■ MATERIAL PROVIDED:
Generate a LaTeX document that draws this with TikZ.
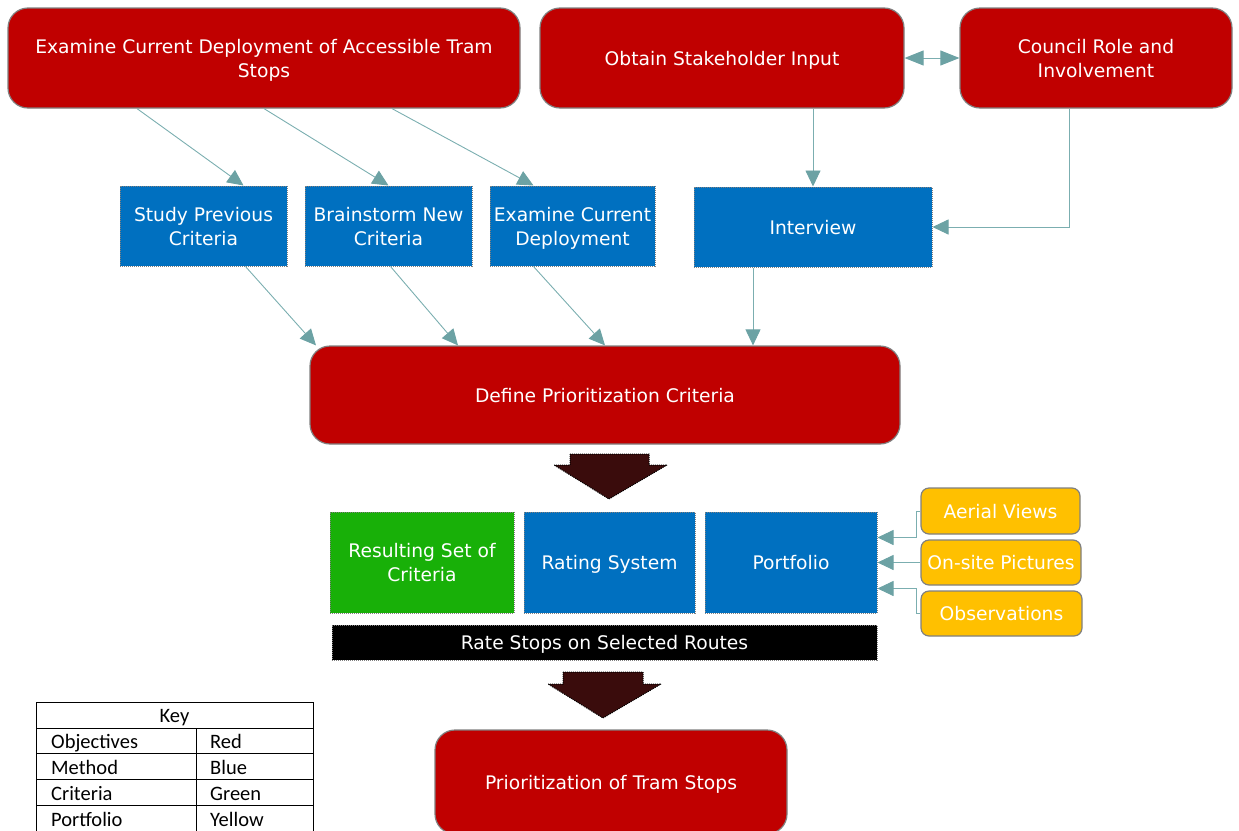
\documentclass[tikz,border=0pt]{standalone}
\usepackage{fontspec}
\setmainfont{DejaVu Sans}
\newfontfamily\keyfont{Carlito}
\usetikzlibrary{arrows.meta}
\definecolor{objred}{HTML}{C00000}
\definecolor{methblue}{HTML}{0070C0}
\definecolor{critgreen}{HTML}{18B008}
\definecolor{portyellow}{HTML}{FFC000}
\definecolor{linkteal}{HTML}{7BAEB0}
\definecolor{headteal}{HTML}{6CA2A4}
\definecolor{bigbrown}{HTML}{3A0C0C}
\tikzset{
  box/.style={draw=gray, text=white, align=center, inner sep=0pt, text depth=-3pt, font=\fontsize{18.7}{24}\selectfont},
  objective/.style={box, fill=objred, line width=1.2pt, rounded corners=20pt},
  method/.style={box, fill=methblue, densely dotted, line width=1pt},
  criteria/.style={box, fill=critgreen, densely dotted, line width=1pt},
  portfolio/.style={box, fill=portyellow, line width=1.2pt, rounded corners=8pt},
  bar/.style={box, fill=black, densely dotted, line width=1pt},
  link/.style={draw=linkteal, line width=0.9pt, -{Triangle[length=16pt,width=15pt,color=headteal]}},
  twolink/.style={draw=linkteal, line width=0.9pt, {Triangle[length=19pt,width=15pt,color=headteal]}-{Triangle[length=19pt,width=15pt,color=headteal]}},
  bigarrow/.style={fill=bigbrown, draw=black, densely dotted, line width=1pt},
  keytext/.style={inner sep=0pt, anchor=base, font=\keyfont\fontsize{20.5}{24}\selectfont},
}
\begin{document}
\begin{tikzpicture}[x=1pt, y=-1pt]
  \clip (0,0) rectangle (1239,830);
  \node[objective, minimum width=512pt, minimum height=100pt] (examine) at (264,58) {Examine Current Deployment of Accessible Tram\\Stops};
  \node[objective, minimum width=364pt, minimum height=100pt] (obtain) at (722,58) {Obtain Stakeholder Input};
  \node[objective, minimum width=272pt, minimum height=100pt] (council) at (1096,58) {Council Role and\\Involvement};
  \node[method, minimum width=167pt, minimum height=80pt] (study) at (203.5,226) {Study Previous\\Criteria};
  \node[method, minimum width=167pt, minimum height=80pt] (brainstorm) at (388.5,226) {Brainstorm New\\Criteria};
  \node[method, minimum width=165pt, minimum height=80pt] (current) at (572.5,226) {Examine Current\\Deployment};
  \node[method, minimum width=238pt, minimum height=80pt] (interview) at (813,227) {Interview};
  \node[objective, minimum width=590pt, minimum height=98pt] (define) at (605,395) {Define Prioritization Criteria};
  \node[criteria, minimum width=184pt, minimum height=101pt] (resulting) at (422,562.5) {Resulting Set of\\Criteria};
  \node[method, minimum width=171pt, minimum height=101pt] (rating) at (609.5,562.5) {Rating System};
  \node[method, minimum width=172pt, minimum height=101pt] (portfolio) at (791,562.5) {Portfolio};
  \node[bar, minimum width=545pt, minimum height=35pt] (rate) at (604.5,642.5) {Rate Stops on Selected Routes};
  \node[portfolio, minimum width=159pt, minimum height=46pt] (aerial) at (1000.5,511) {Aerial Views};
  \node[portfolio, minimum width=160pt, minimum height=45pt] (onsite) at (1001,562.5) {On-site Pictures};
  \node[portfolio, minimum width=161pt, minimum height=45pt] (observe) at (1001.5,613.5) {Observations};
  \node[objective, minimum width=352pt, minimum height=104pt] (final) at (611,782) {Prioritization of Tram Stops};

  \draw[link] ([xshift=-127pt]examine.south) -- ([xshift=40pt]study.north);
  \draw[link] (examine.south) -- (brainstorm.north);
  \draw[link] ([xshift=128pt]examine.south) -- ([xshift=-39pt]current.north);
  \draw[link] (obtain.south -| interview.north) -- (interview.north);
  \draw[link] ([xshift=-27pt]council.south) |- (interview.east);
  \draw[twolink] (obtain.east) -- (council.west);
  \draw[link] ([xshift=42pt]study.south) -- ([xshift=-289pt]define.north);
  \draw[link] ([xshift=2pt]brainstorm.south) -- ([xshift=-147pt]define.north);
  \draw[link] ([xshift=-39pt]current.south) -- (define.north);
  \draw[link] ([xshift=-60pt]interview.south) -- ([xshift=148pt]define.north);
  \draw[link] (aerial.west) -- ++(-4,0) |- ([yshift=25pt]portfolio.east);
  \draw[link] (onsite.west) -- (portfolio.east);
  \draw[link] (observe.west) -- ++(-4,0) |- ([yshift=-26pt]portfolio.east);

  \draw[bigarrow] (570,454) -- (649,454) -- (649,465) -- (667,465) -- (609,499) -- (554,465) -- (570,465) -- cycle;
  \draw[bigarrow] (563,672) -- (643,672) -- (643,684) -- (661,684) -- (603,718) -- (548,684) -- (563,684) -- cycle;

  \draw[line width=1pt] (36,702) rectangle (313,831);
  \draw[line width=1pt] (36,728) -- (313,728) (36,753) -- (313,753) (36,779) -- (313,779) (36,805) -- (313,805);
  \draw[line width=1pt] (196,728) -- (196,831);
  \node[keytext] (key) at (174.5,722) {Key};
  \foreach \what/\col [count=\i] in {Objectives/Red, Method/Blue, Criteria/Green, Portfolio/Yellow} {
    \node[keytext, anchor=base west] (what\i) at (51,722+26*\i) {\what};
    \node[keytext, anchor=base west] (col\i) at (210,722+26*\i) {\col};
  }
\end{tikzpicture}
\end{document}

■ AIM: Transcribe the material as is, with images omitted.

■ PROBLEM SOLUTION:
Generate a LaTeX document that draws this with TikZ.
\documentclass[tikz,border=0pt]{standalone}
\usepackage{fontspec}
\setmainfont{DejaVu Sans}
\newfontfamily\keyfont{Carlito}
\usetikzlibrary{arrows.meta}
\definecolor{objred}{HTML}{C00000}
\definecolor{methblue}{HTML}{0070C0}
\definecolor{critgreen}{HTML}{18B008}
\definecolor{portyellow}{HTML}{FFC000}
\definecolor{linkteal}{HTML}{7BAEB0}
\definecolor{headteal}{HTML}{6CA2A4}
\definecolor{bigbrown}{HTML}{3A0C0C}
\tikzset{
  box/.style={draw=gray, text=white, align=center, inner sep=0pt, text depth=-3pt, font=\fontsize{18.7}{24}\selectfont},
  objective/.style={box, fill=objred, line width=1.2pt, rounded corners=20pt},
  method/.style={box, fill=methblue, densely dotted, line width=1pt},
  criteria/.style={box, fill=critgreen, densely dotted, line width=1pt},
  portfolio/.style={box, fill=portyellow, line width=1.2pt, rounded corners=8pt},
  bar/.style={box, fill=black, densely dotted, line width=1pt},
  link/.style={draw=linkteal, line width=0.9pt, -{Triangle[length=16pt,width=15pt,color=headteal]}},
  twolink/.style={draw=linkteal, line width=0.9pt, {Triangle[length=19pt,width=15pt,color=headteal]}-{Triangle[length=19pt,width=15pt,color=headteal]}},
  bigarrow/.style={fill=bigbrown, draw=black, densely dotted, line width=1pt},
  keytext/.style={inner sep=0pt, anchor=base, font=\keyfont\fontsize{20.5}{24}\selectfont},
}
\begin{document}
\begin{tikzpicture}[x=1pt, y=-1pt]
  \clip (0,0) rectangle (1239,830);
  \node[objective, minimum width=512pt, minimum height=100pt] (examine) at (264,58) {Examine Current Deployment of Accessible Tram\\Stops};
  \node[objective, minimum width=364pt, minimum height=100pt] (obtain) at (722,58) {Obtain Stakeholder Input};
  \node[objective, minimum width=272pt, minimum height=100pt] (council) at (1096,58) {Council Role and\\Involvement};
  \node[method, minimum width=167pt, minimum height=80pt] (study) at (203.5,226) {Study Previous\\Criteria};
  \node[method, minimum width=167pt, minimum height=80pt] (brainstorm) at (388.5,226) {Brainstorm New\\Criteria};
  \node[method, minimum width=165pt, minimum height=80pt] (current) at (572.5,226) {Examine Current\\Deployment};
  \node[method, minimum width=238pt, minimum height=80pt] (interview) at (813,227) {Interview};
  \node[objective, minimum width=590pt, minimum height=98pt] (define) at (605,395) {Define Prioritization Criteria};
  \node[criteria, minimum width=184pt, minimum height=101pt] (resulting) at (422,562.5) {Resulting Set of\\Criteria};
  \node[method, minimum width=171pt, minimum height=101pt] (rating) at (609.5,562.5) {Rating System};
  \node[method, minimum width=172pt, minimum height=101pt] (portfolio) at (791,562.5) {Portfolio};
  \node[bar, minimum width=545pt, minimum height=35pt] (rate) at (604.5,642.5) {Rate Stops on Selected Routes};
  \node[portfolio, minimum width=159pt, minimum height=46pt] (aerial) at (1000.5,511) {Aerial Views};
  \node[portfolio, minimum width=160pt, minimum height=45pt] (onsite) at (1001,562.5) {On-site Pictures};
  \node[portfolio, minimum width=161pt, minimum height=45pt] (observe) at (1001.5,613.5) {Observations};
  \node[objective, minimum width=352pt, minimum height=104pt] (final) at (611,782) {Prioritization of Tram Stops};

  \draw[link] ([xshift=-127pt]examine.south) -- ([xshift=40pt]study.north);
  \draw[link] (examine.south) -- (brainstorm.north);
  \draw[link] ([xshift=128pt]examine.south) -- ([xshift=-39pt]current.north);
  \draw[link] (obtain.south -| interview.north) -- (interview.north);
  \draw[link] ([xshift=-27pt]council.south) |- (interview.east);
  \draw[twolink] (obtain.east) -- (council.west);
  \draw[link] ([xshift=42pt]study.south) -- ([xshift=-289pt]define.north);
  \draw[link] ([xshift=2pt]brainstorm.south) -- ([xshift=-147pt]define.north);
  \draw[link] ([xshift=-39pt]current.south) -- (define.north);
  \draw[link] ([xshift=-60pt]interview.south) -- ([xshift=148pt]define.north);
  \draw[link] (aerial.west) -- ++(-4,0) |- ([yshift=25pt]portfolio.east);
  \draw[link] (onsite.west) -- (portfolio.east);
  \draw[link] (observe.west) -- ++(-4,0) |- ([yshift=-26pt]portfolio.east);

  \draw[bigarrow] (570,454) -- (649,454) -- (649,465) -- (667,465) -- (609,499) -- (554,465) -- (570,465) -- cycle;
  \draw[bigarrow] (563,672) -- (643,672) -- (643,684) -- (661,684) -- (603,718) -- (548,684) -- (563,684) -- cycle;

  \draw[line width=1pt] (36,702) rectangle (313,831);
  \draw[line width=1pt] (36,728) -- (313,728) (36,753) -- (313,753) (36,779) -- (313,779) (36,805) -- (313,805);
  \draw[line width=1pt] (196,728) -- (196,831);
  \node[keytext] (key) at (174.5,722) {Key};
  \foreach \what/\col [count=\i] in {Objectives/Red, Method/Blue, Criteria/Green, Portfolio/Yellow} {
    \node[keytext, anchor=base west] (what\i) at (51,722+26*\i) {\what};
    \node[keytext, anchor=base west] (col\i) at (210,722+26*\i) {\col};
  }
\end{tikzpicture}
\end{document}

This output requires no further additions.